Version 7 of Mar 22 Tcl Meetup notes

Updated 2022-03-09 12:16:22 by pooryorick

Tcl Meetup, 2022-03-09

In attendance: Brad Harder, Brian Griffin, dgp, Harald Oehlmann, Hypnotoad, Jan Nijtmans, Poor Yorick, Richard Hipp, Schelte Bron, Steve Huntley, Andreas Kupries, Rolf Ade, and others.

Unicode

Summary of surrogate pair issue: 8.6 always had issues handling them.
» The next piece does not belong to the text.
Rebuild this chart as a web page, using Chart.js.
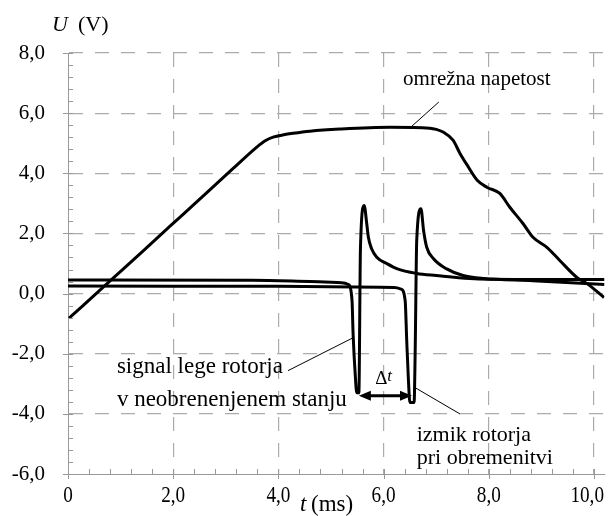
<!DOCTYPE html>
<html>
<head>
<meta charset="utf-8">
<script src="https://cdn.jsdelivr.net/npm/chart.js@4.4.1/dist/chart.umd.min.js"></script>
<style>
  html, body { margin: 0; padding: 0; background: #fff; }
  #wrap { width: 608px; height: 516px; }
</style>
</head>
<body>
<div id="wrap"><canvas id="chart" width="608" height="516"></canvas></div>
<script>
// mains voltage (omrežna napetost)
const mainsT = [0.02, 0.8, 1.43, 1.94, 2.38, 2.64, 3.14, 3.59, 3.75, 3.9, 4.1, 4.28, 4.6, 5.17, 6.12, 6.88, 7.0, 7.13, 7.32, 7.45, 7.59, 7.78, 7.97, 8.21, 8.4, 8.65, 8.84, 9.11, 9.35, 9.68, 9.87, 10.19];
const mainsU = [-0.82, 0.42, 1.42, 2.24, 2.94, 3.36, 4.16, 4.87, 5.08, 5.2, 5.28, 5.33, 5.4, 5.47, 5.53, 5.5, 5.46, 5.37, 5.1, 4.67, 4.27, 3.77, 3.53, 3.33, 2.87, 2.33, 1.87, 1.53, 1.1, 0.53, 0.33, -0.13];

// rotor position signal, no load
const rotorT = [0, 3.5, 4.6, 5.2, 5.33, 5.4, 5.42, 5.46, 5.49, 5.53, 5.56, 5.63, 5.68, 5.71, 5.77, 5.87, 6.06, 6.25, 6.63, 7.0, 7.64, 8.5, 10.2];
const rotorU = [0.45, 0.44, 0.4, 0.36, 0.3, -0.23, -1.33, -2.67, -3.3, -3.3, 1.5, 2.93, 2.32, 1.88, 1.5, 1.21, 1.0, 0.83, 0.67, 0.6, 0.5, 0.47, 0.47];

// rotor shift under load
const loadT = [0, 4, 6.2, 6.33, 6.41, 6.44, 6.47, 6.5, 6.58, 6.6, 6.63, 6.71, 6.76, 6.82, 6.95, 7.2, 7.51, 7.9, 8.84, 10.2];
const loadU = [0.25, 0.24, 0.2, 0.15, -0.23, -1.57, -2.79, -3.62, -3.62, -2.0, 1.77, 2.82, 2.1, 1.54, 1.16, 0.82, 0.6, 0.5, 0.43, 0.3];

const xTicks = [0, 2, 4, 6, 8, 10];
const xLabels = ['0', '2,0', '4,0', '6,0', '8,0', '10,0'];
const yTicks = [-6, -4, -2, 0, 2, 4, 6, 8];

const toPts = (xs, ys) => xs.map((x, i) => ({ x: x, y: ys[i] }));
const serif = '"Liberation Serif", "Times New Roman", serif';

// extra drawing: minor ticks, x labels, axis titles, labels with leader lines, Δt arrow
const decor = {
  id: 'decor',
  afterDraw(chart) {
    const ctx = chart.ctx;
    const xs = chart.scales.x, ys = chart.scales.y;
    const a = chart.chartArea;
    const X = v => xs.getPixelForValue(v);
    const Y = v => ys.getPixelForValue(v);

    ctx.save();
    // ticks
    ctx.strokeStyle = '#999';
    ctx.lineWidth = 1;
    ctx.beginPath();
    for (let v = -6; v <= 8.001; v += 0.4) {
      const p = Math.round(Y(v)) + 0.5;
      const major = Math.abs(v / 2 - Math.round(v / 2)) < 0.01;
      ctx.moveTo(a.left - (major ? 5 : 0), p);
      ctx.lineTo(a.left + 5, p);
    }
    for (let v = 0; v <= 10.001; v += 0.4) {
      const p = Math.round(X(v)) + 0.5;
      const major = Math.abs(v / 2 - Math.round(v / 2)) < 0.01;
      ctx.moveTo(p, a.bottom + (major ? 5 : 0));
      ctx.lineTo(p, a.bottom - 5);
    }
    ctx.stroke();

    ctx.fillStyle = '#000';
    ctx.textBaseline = 'alphabetic';
    ctx.textAlign = 'left';

    // x tick labels, slightly condensed like the original
    ctx.font = '24px ' + serif;
    xTicks.forEach((v, i) => {
      const w = ctx.measureText(xLabels[i]).width * 0.8;
      let cx = X(v);
      if (cx + w / 2 > 604) cx = 604 - w / 2;
      ctx.save();
      ctx.translate(cx - w / 2, a.bottom + 28);
      ctx.scale(0.8, 1);
      ctx.fillText(xLabels[i], 0, 0);
      ctx.restore();
    });

    // axis titles
    ctx.font = 'italic 22px ' + serif;
    ctx.fillText('U', a.left - 16, 31);
    ctx.font = '22px ' + serif;
    ctx.fillText('(V)', a.left + 10, 31);
    ctx.font = 'italic 23px ' + serif;
    ctx.fillText('t', 300, 511);
    ctx.font = '23px ' + serif;
    ctx.fillText('(ms)', 311, 511);

    // labels
    ctx.font = '21px ' + serif;
    ctx.fillText('omrežna napetost', X(6.37), Y(6.93));
    ctx.font = '23px ' + serif;
    const sigX = X(0.93), sigY = Y(-2.63);
    ctx.fillText('signal lege rotorja', sigX, sigY);
    const sigEnd = sigX + ctx.measureText('signal lege rotorja').width;
    ctx.fillText('v neobrenenjenem stanju', X(0.93), Y(-3.73));
    ctx.font = '22px ' + serif;
    ctx.fillText('izmik rotorja', X(6.63), Y(-4.9));
    ctx.fillText('pri obremenitvi', X(6.63), Y(-5.67));

    // leader lines
    ctx.strokeStyle = '#000';
    ctx.lineWidth = 1;
    ctx.beginPath();
    ctx.moveTo(X(7.05), Y(6.37)); ctx.lineTo(X(6.54), Y(5.57));
    ctx.moveTo(sigEnd + 5, sigY - 2); ctx.lineTo(X(5.42), Y(-1.47));
    ctx.moveTo(X(6.6), Y(-3.13)); ctx.lineTo(X(7.45), Y(-4.0));
    ctx.stroke();

    // Δt arrow
    const x1 = X(5.53), x2 = X(6.54), ya = Y(-3.4);
    ctx.lineWidth = 3;
    ctx.beginPath();
    ctx.moveTo(x1 + 8, ya); ctx.lineTo(x2 - 8, ya);
    ctx.stroke();
    ctx.beginPath();
    ctx.moveTo(x1, ya); ctx.lineTo(x1 + 12, ya - 5); ctx.lineTo(x1 + 12, ya + 5); ctx.closePath();
    ctx.moveTo(x2, ya); ctx.lineTo(x2 - 12, ya - 5); ctx.lineTo(x2 - 12, ya + 5); ctx.closePath();
    ctx.fill();
    ctx.font = '19px ' + serif;
    ctx.fillText('\u0394', X(5.84), Y(-3.0));
    ctx.font = 'italic 17px ' + serif;
    ctx.fillText('t', X(6.07), Y(-2.9));
    ctx.restore();
  }
};

const lineStyle = { borderColor: '#000', borderWidth: 3, pointRadius: 0, showLine: true, cubicInterpolationMode: 'monotone', fill: false };

new Chart(document.getElementById('chart'), {
  type: 'scatter',
  data: {
    datasets: [
      Object.assign({ label: 'omrežna napetost', data: toPts(mainsT, mainsU) }, lineStyle),
      Object.assign({ label: 'signal lege rotorja', data: toPts(rotorT, rotorU) }, lineStyle),
      Object.assign({ label: 'izmik rotorja', data: toPts(loadT, loadU) }, lineStyle)
    ]
  },
  options: {
    responsive: false,
    animation: false,
    layout: { padding: { top: 53, right: 3.5, left: 0, bottom: 0 } },
    plugins: { legend: { display: false }, tooltip: { enabled: false } },
    scales: {
      x: {
        type: 'linear',
        min: 0,
        max: 10.2,
        afterFit: s => { s.height = 42; s.paddingLeft = 0; s.paddingRight = 0; },
        afterBuildTicks: s => { s.ticks = xTicks.map(v => ({ value: v })); },
        grid: {
          drawTicks: false,
          color: c => (c.tick && c.tick.value === 0) ? 'rgba(0,0,0,0)' : '#ababab',
          lineWidth: 1.2
        },
        border: { color: '#999', width: 1, dash: [14, 12] },
        ticks: { display: false }
      },
      y: {
        min: -6,
        max: 8,
        afterFit: s => { s.width = 68; s.paddingTop = 0; s.paddingBottom = 0; },
        afterBuildTicks: s => { s.ticks = yTicks.map(v => ({ value: v })); },
        grid: {
          drawTicks: false,
          color: c => (c.tick && c.tick.value === -6) ? 'rgba(0,0,0,0)' : '#ababab',
          lineWidth: 1.2
        },
        border: { color: '#999', width: 1, dash: [14, 12] },
        ticks: {
          padding: 23,
          color: '#000',
          font: { family: serif, size: 21 },
          callback: v => v.toFixed(1).replace('.', ',')
        }
      }
    }
  },
  plugins: [decor]
});
</script>
</body>
</html>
That handling changed around 8.6.10 (?) to be like 8.7. string length of certain Unicode scalar values is 2, as documented in TIP 542. string length of any single Unicode code point will be 1 in 9.0. Jan Nijtmans suggested releasing 8.7 and 9.0 at the same time

Jan and Don discussed Tcl_UniCharToUtf, which maintains some state information about the string in the output buffer so that when it encounters a surrogate pair, it can wait to output a character until it encounters the second half of the pair, even though it only takes one character as an argument each time it is called.

Tcl_UniCharToUtf is used throughout the C sources, so teasing the ad-hoc utf-16 encode/decoder from Tcl will be a chore.

Brian mentioned that 8.7 crashed when he pasted an emoji into a text widget.